Dataset section »
- - - - -

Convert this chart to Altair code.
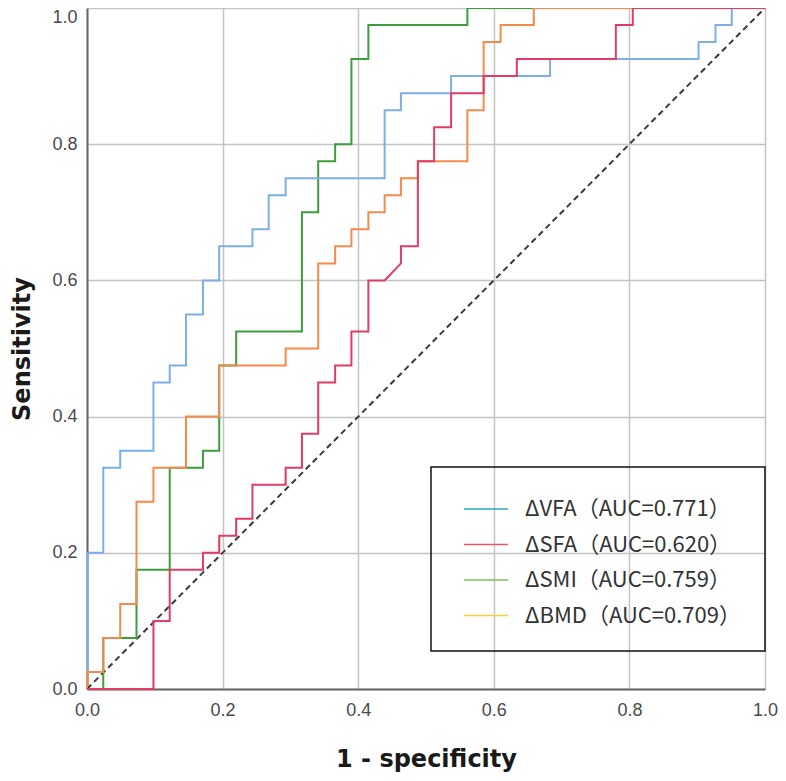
import altair as alt
import pandas as pd

names = ["ΔVFA", "ΔSFA", "ΔSMI", "ΔBMD"]
aucs = ["0.771", "0.620", "0.759", "0.709"]
line_colors = ["#7eaee8", "#e03c64", "#3c9e3c", "#f58a4a"]
legend_colors = ["#2ea5bf", "#e8566e", "#7ac259", "#f3d03a"]
draw_order = ["ΔSMI", "ΔVFA", "ΔBMD", "ΔSFA"]

vfa_x = [0, 0, 0.024, 0.024, 0.049, 0.049, 0.098, 0.098, 0.122, 0.122, 0.146, 0.146,
         0.171, 0.171, 0.195, 0.195, 0.244, 0.244, 0.268, 0.268, 0.293, 0.293, 0.439,
         0.439, 0.463, 0.463, 0.537, 0.537, 0.683, 0.683, 0.902, 0.902, 0.927, 0.927,
         0.951, 0.951, 1.0]
vfa_y = [0, 0.2, 0.2, 0.325, 0.325, 0.35, 0.35, 0.45, 0.45, 0.475, 0.475, 0.55,
         0.55, 0.6, 0.6, 0.65, 0.65, 0.675, 0.675, 0.725, 0.725, 0.75, 0.75,
         0.85, 0.85, 0.875, 0.875, 0.9, 0.9, 0.925, 0.925, 0.95, 0.95, 0.975,
         0.975, 1.0, 1.0]

sfa_x = [0, 0.098, 0.098, 0.122, 0.122, 0.171, 0.171, 0.195, 0.195, 0.220, 0.220,
         0.244, 0.244, 0.293, 0.293, 0.317, 0.317, 0.341, 0.341, 0.366, 0.366, 0.390,
         0.390, 0.415, 0.415, 0.439, 0.463, 0.463, 0.488, 0.488, 0.512, 0.512, 0.537,
         0.537, 0.585, 0.585, 0.634, 0.634, 0.780, 0.780, 0.805, 0.805, 1.0]
sfa_y = [0, 0, 0.1, 0.1, 0.175, 0.175, 0.2, 0.2, 0.225, 0.225, 0.25,
         0.25, 0.3, 0.3, 0.325, 0.325, 0.375, 0.375, 0.45, 0.45, 0.475, 0.475,
         0.525, 0.525, 0.6, 0.6, 0.625, 0.65, 0.65, 0.775, 0.775, 0.825, 0.825,
         0.875, 0.875, 0.9, 0.9, 0.925, 0.925, 0.975, 0.975, 1.0, 1.0]

smi_x = [0, 0.024, 0.024, 0.073, 0.073, 0.122, 0.122, 0.171, 0.171, 0.195, 0.195,
         0.220, 0.220, 0.317, 0.317, 0.341, 0.341, 0.366, 0.366, 0.390, 0.390, 0.415,
         0.415, 0.561, 0.561, 1.0]
smi_y = [0, 0, 0.075, 0.075, 0.175, 0.175, 0.325, 0.325, 0.35, 0.35, 0.475,
         0.475, 0.525, 0.525, 0.7, 0.7, 0.775, 0.775, 0.8, 0.8, 0.925, 0.925,
         0.975, 0.975, 1.0, 1.0]

bmd_x = [0, 0, 0.024, 0.024, 0.049, 0.049, 0.073, 0.073, 0.098, 0.098, 0.146, 0.146,
         0.195, 0.195, 0.293, 0.293, 0.341, 0.341, 0.366, 0.366, 0.390, 0.390, 0.415,
         0.415, 0.439, 0.439, 0.463, 0.463, 0.488, 0.488, 0.561, 0.561, 0.585, 0.585,
         0.610, 0.610, 0.659, 0.659, 1.0]
bmd_y = [0, 0.025, 0.025, 0.075, 0.075, 0.125, 0.125, 0.275, 0.275, 0.325, 0.325, 0.4,
         0.4, 0.475, 0.475, 0.5, 0.5, 0.625, 0.625, 0.65, 0.65, 0.675, 0.675,
         0.7, 0.7, 0.725, 0.725, 0.75, 0.75, 0.775, 0.775, 0.85, 0.85, 0.95,
         0.95, 0.975, 0.975, 1.0, 1.0]

diag_x = [0.0, 1.0]
diag_y = [0.0, 1.0]
tick_values = [0.0, 0.2, 0.4, 0.6, 0.8, 1.0]

series_xy = {"ΔVFA": (vfa_x, vfa_y), "ΔSFA": (sfa_x, sfa_y),
             "ΔSMI": (smi_x, smi_y), "ΔBMD": (bmd_x, bmd_y)}
labels = [f"{n}（AUC={a}）" for n, a in zip(names, aucs)]
label_of = dict(zip(names, labels))
color_of = dict(zip(names, line_colors))

rows = []
for n in names:
    xs, ys = series_xy[n]
    for i, (xv, yv) in enumerate(zip(xs, ys)):
        rows.append({"series": n, "label": label_of[n], "idx": i, "fpr": xv, "tpr": yv})
df = pd.DataFrame(rows)
diag_df = pd.DataFrame({"fpr": diag_x, "tpr": diag_y, "idx": [0, 1]})

x_enc = alt.X("fpr:Q", scale=alt.Scale(domain=[0, 1], nice=False),
              axis=alt.Axis(values=tick_values, format=".1f", title="1 - specificity",
                            labelPadding=12, titlePadding=28, labelFlush=False))
y_enc = alt.Y("tpr:Q", scale=alt.Scale(domain=[0, 1], nice=False),
              axis=alt.Axis(values=tick_values, format=".1f", title="Sensitivity",
                            labelPadding=10, titlePadding=17, labelFlush=False,
                            labelBaseline={"condition": {"test": "datum.value == 1",
                                                         "value": "top"},
                                           "value": "middle"}))

layers = []
diag = alt.Chart(diag_df).mark_line(strokeDash=[6, 4], color="#3a3a3a", strokeWidth=2).encode(
    x=x_enc, y=y_enc, order="idx:Q")
layers.append(diag)

for n in draw_order:
    layers.append(
        alt.Chart(df).transform_filter(alt.datum.series == n)
        .mark_line(strokeWidth=2, color=color_of[n])
        .encode(x=x_enc, y=y_enc, order="idx:Q")
    )

legend_layer = alt.Chart(df).transform_filter("false").mark_line().encode(
    x=x_enc, y=y_enc,
    color=alt.Color("label:N",
                    scale=alt.Scale(domain=labels, range=legend_colors),
                    legend=alt.Legend(
                        title=None, orient="none", legendX=344, legendY=459,
                        direction="vertical", padding=24, strokeColor="#111111",
                        symbolType="M-1.275,0H1.275", symbolSize=1190,
                        symbolStrokeWidth=1.5, symbolOffset=13, labelOffset=21,
                        labelFont="Noto Sans CJK SC", labelFontSize=22,
                        labelColor="#333333", labelLimit=600,
                        labelExpr="datum.label + '" + "\u00a0" * 9 + "'",
                    )),
)
layers.append(legend_layer)

chart = alt.layer(*layers).properties(
    width=678, height=681,
    autosize=alt.AutoSizeParams(type="none"),
    padding={"left": 79, "top": 0, "right": 13, "bottom": 84},
).configure_view(strokeWidth=0).configure_axis(
    grid=True, gridColor="#c4c4c4", gridWidth=1.5,
    domainColor="#666666", domainWidth=2, ticks=False,
    labelFont="Liberation Sans", labelFontSize=18, labelColor="#4a4a4a",
    titleFont="DejaVu Sans", titleFontSize=24, titleFontWeight="bold",
    titleColor="#1a1a1a",
).configure_legend(rowPadding=6.5, strokeWidth=1.5)

chart.save("out.html", embed_options={"renderer": "svg", "actions": False})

- - - - -

Return each line from the material above exactly, but not the pictures.

Convert this chart to Altair code.
import altair as alt
import pandas as pd

names = ["ΔVFA", "ΔSFA", "ΔSMI", "ΔBMD"]
aucs = ["0.771", "0.620", "0.759", "0.709"]
line_colors = ["#7eaee8", "#e03c64", "#3c9e3c", "#f58a4a"]
legend_colors = ["#2ea5bf", "#e8566e", "#7ac259", "#f3d03a"]
draw_order = ["ΔSMI", "ΔVFA", "ΔBMD", "ΔSFA"]

vfa_x = [0, 0, 0.024, 0.024, 0.049, 0.049, 0.098, 0.098, 0.122, 0.122, 0.146, 0.146,
         0.171, 0.171, 0.195, 0.195, 0.244, 0.244, 0.268, 0.268, 0.293, 0.293, 0.439,
         0.439, 0.463, 0.463, 0.537, 0.537, 0.683, 0.683, 0.902, 0.902, 0.927, 0.927,
         0.951, 0.951, 1.0]
vfa_y = [0, 0.2, 0.2, 0.325, 0.325, 0.35, 0.35, 0.45, 0.45, 0.475, 0.475, 0.55,
         0.55, 0.6, 0.6, 0.65, 0.65, 0.675, 0.675, 0.725, 0.725, 0.75, 0.75,
         0.85, 0.85, 0.875, 0.875, 0.9, 0.9, 0.925, 0.925, 0.95, 0.95, 0.975,
         0.975, 1.0, 1.0]

sfa_x = [0, 0.098, 0.098, 0.122, 0.122, 0.171, 0.171, 0.195, 0.195, 0.220, 0.220,
         0.244, 0.244, 0.293, 0.293, 0.317, 0.317, 0.341, 0.341, 0.366, 0.366, 0.390,
         0.390, 0.415, 0.415, 0.439, 0.463, 0.463, 0.488, 0.488, 0.512, 0.512, 0.537,
         0.537, 0.585, 0.585, 0.634, 0.634, 0.780, 0.780, 0.805, 0.805, 1.0]
sfa_y = [0, 0, 0.1, 0.1, 0.175, 0.175, 0.2, 0.2, 0.225, 0.225, 0.25,
         0.25, 0.3, 0.3, 0.325, 0.325, 0.375, 0.375, 0.45, 0.45, 0.475, 0.475,
         0.525, 0.525, 0.6, 0.6, 0.625, 0.65, 0.65, 0.775, 0.775, 0.825, 0.825,
         0.875, 0.875, 0.9, 0.9, 0.925, 0.925, 0.975, 0.975, 1.0, 1.0]

smi_x = [0, 0.024, 0.024, 0.073, 0.073, 0.122, 0.122, 0.171, 0.171, 0.195, 0.195,
         0.220, 0.220, 0.317, 0.317, 0.341, 0.341, 0.366, 0.366, 0.390, 0.390, 0.415,
         0.415, 0.561, 0.561, 1.0]
smi_y = [0, 0, 0.075, 0.075, 0.175, 0.175, 0.325, 0.325, 0.35, 0.35, 0.475,
         0.475, 0.525, 0.525, 0.7, 0.7, 0.775, 0.775, 0.8, 0.8, 0.925, 0.925,
         0.975, 0.975, 1.0, 1.0]

bmd_x = [0, 0, 0.024, 0.024, 0.049, 0.049, 0.073, 0.073, 0.098, 0.098, 0.146, 0.146,
         0.195, 0.195, 0.293, 0.293, 0.341, 0.341, 0.366, 0.366, 0.390, 0.390, 0.415,
         0.415, 0.439, 0.439, 0.463, 0.463, 0.488, 0.488, 0.561, 0.561, 0.585, 0.585,
         0.610, 0.610, 0.659, 0.659, 1.0]
bmd_y = [0, 0.025, 0.025, 0.075, 0.075, 0.125, 0.125, 0.275, 0.275, 0.325, 0.325, 0.4,
         0.4, 0.475, 0.475, 0.5, 0.5, 0.625, 0.625, 0.65, 0.65, 0.675, 0.675,
         0.7, 0.7, 0.725, 0.725, 0.75, 0.75, 0.775, 0.775, 0.85, 0.85, 0.95,
         0.95, 0.975, 0.975, 1.0, 1.0]

diag_x = [0.0, 1.0]
diag_y = [0.0, 1.0]
tick_values = [0.0, 0.2, 0.4, 0.6, 0.8, 1.0]

series_xy = {"ΔVFA": (vfa_x, vfa_y), "ΔSFA": (sfa_x, sfa_y),
             "ΔSMI": (smi_x, smi_y), "ΔBMD": (bmd_x, bmd_y)}
labels = [f"{n}（AUC={a}）" for n, a in zip(names, aucs)]
label_of = dict(zip(names, labels))
color_of = dict(zip(names, line_colors))

rows = []
for n in names:
    xs, ys = series_xy[n]
    for i, (xv, yv) in enumerate(zip(xs, ys)):
        rows.append({"series": n, "label": label_of[n], "idx": i, "fpr": xv, "tpr": yv})
df = pd.DataFrame(rows)
diag_df = pd.DataFrame({"fpr": diag_x, "tpr": diag_y, "idx": [0, 1]})

x_enc = alt.X("fpr:Q", scale=alt.Scale(domain=[0, 1], nice=False),
              axis=alt.Axis(values=tick_values, format=".1f", title="1 - specificity",
                            labelPadding=12, titlePadding=28, labelFlush=False))
y_enc = alt.Y("tpr:Q", scale=alt.Scale(domain=[0, 1], nice=False),
              axis=alt.Axis(values=tick_values, format=".1f", title="Sensitivity",
                            labelPadding=10, titlePadding=17, labelFlush=False,
                            labelBaseline={"condition": {"test": "datum.value == 1",
                                                         "value": "top"},
                                           "value": "middle"}))

layers = []
diag = alt.Chart(diag_df).mark_line(strokeDash=[6, 4], color="#3a3a3a", strokeWidth=2).encode(
    x=x_enc, y=y_enc, order="idx:Q")
layers.append(diag)

for n in draw_order:
    layers.append(
        alt.Chart(df).transform_filter(alt.datum.series == n)
        .mark_line(strokeWidth=2, color=color_of[n])
        .encode(x=x_enc, y=y_enc, order="idx:Q")
    )

legend_layer = alt.Chart(df).transform_filter("false").mark_line().encode(
    x=x_enc, y=y_enc,
    color=alt.Color("label:N",
                    scale=alt.Scale(domain=labels, range=legend_colors),
                    legend=alt.Legend(
                        title=None, orient="none", legendX=344, legendY=459,
                        direction="vertical", padding=24, strokeColor="#111111",
                        symbolType="M-1.275,0H1.275", symbolSize=1190,
                        symbolStrokeWidth=1.5, symbolOffset=13, labelOffset=21,
                        labelFont="Noto Sans CJK SC", labelFontSize=22,
                        labelColor="#333333", labelLimit=600,
                        labelExpr="datum.label + '" + "\u00a0" * 9 + "'",
                    )),
)
layers.append(legend_layer)

chart = alt.layer(*layers).properties(
    width=678, height=681,
    autosize=alt.AutoSizeParams(type="none"),
    padding={"left": 79, "top": 0, "right": 13, "bottom": 84},
).configure_view(strokeWidth=0).configure_axis(
    grid=True, gridColor="#c4c4c4", gridWidth=1.5,
    domainColor="#666666", domainWidth=2, ticks=False,
    labelFont="Liberation Sans", labelFontSize=18, labelColor="#4a4a4a",
    titleFont="DejaVu Sans", titleFontSize=24, titleFontWeight="bold",
    titleColor="#1a1a1a",
).configure_legend(rowPadding=6.5, strokeWidth=1.5)

chart.save("out.html", embed_options={"renderer": "svg", "actions": False})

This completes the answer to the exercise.